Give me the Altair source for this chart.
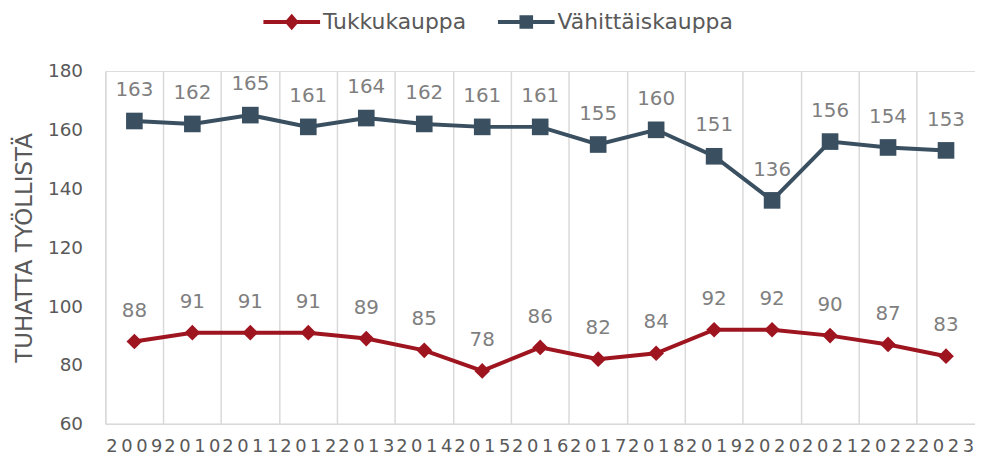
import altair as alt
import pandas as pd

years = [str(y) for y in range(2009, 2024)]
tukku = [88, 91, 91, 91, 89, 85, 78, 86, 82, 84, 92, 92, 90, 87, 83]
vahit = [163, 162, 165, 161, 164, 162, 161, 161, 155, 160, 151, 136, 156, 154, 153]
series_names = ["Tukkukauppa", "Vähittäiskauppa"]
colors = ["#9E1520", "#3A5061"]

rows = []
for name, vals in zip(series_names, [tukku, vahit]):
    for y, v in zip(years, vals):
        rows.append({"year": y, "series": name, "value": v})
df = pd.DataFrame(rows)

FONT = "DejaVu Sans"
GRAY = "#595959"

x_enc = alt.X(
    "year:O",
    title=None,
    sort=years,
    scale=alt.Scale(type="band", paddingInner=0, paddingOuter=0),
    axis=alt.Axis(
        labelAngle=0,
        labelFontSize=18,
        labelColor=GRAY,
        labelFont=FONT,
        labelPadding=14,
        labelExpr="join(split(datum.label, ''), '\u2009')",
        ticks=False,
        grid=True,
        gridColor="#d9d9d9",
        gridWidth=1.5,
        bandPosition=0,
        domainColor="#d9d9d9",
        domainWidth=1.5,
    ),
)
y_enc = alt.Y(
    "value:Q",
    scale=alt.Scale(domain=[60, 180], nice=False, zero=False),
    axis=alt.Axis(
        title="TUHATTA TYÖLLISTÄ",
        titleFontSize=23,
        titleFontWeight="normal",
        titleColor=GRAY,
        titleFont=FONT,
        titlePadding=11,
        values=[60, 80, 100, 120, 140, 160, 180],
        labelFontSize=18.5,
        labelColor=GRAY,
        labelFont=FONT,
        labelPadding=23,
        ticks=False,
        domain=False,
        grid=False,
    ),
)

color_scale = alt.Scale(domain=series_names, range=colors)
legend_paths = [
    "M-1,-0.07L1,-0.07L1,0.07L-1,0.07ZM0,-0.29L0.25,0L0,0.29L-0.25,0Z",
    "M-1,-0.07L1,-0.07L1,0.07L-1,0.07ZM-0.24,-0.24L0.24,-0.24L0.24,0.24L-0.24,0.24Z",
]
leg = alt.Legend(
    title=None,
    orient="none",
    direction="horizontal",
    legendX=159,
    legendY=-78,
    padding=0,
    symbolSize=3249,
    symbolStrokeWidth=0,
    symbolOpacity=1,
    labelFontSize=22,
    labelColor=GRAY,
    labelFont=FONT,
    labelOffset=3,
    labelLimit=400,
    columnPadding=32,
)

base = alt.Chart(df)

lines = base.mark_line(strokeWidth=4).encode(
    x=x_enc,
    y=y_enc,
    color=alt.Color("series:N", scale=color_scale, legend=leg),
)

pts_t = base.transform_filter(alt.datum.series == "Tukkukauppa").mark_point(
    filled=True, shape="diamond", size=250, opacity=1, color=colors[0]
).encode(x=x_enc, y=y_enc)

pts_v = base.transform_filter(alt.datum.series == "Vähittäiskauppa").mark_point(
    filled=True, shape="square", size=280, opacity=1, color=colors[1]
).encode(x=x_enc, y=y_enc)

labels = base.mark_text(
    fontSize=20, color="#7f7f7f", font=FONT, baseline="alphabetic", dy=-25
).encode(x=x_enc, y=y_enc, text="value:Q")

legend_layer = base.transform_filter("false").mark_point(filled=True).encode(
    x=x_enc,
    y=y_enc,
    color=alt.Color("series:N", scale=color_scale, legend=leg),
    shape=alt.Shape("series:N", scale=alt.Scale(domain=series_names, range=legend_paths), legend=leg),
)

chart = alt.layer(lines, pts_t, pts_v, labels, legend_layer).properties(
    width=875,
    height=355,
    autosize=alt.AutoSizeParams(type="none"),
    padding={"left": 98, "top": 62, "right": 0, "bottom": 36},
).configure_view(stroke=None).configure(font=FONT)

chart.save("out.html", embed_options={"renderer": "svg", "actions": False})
..........
#### What you need to do:
Reproduce the material above exactly, first line through the line that contains "df = pd.DataFrame(rows)", minus the pictures.

#### Right answer:
Give me the Altair source for this chart.
import altair as alt
import pandas as pd

years = [str(y) for y in range(2009, 2024)]
tukku = [88, 91, 91, 91, 89, 85, 78, 86, 82, 84, 92, 92, 90, 87, 83]
vahit = [163, 162, 165, 161, 164, 162, 161, 161, 155, 160, 151, 136, 156, 154, 153]
series_names = ["Tukkukauppa", "Vähittäiskauppa"]
colors = ["#9E1520", "#3A5061"]

rows = []
for name, vals in zip(series_names, [tukku, vahit]):
    for y, v in zip(years, vals):
        rows.append({"year": y, "series": name, "value": v})
df = pd.DataFrame(rows)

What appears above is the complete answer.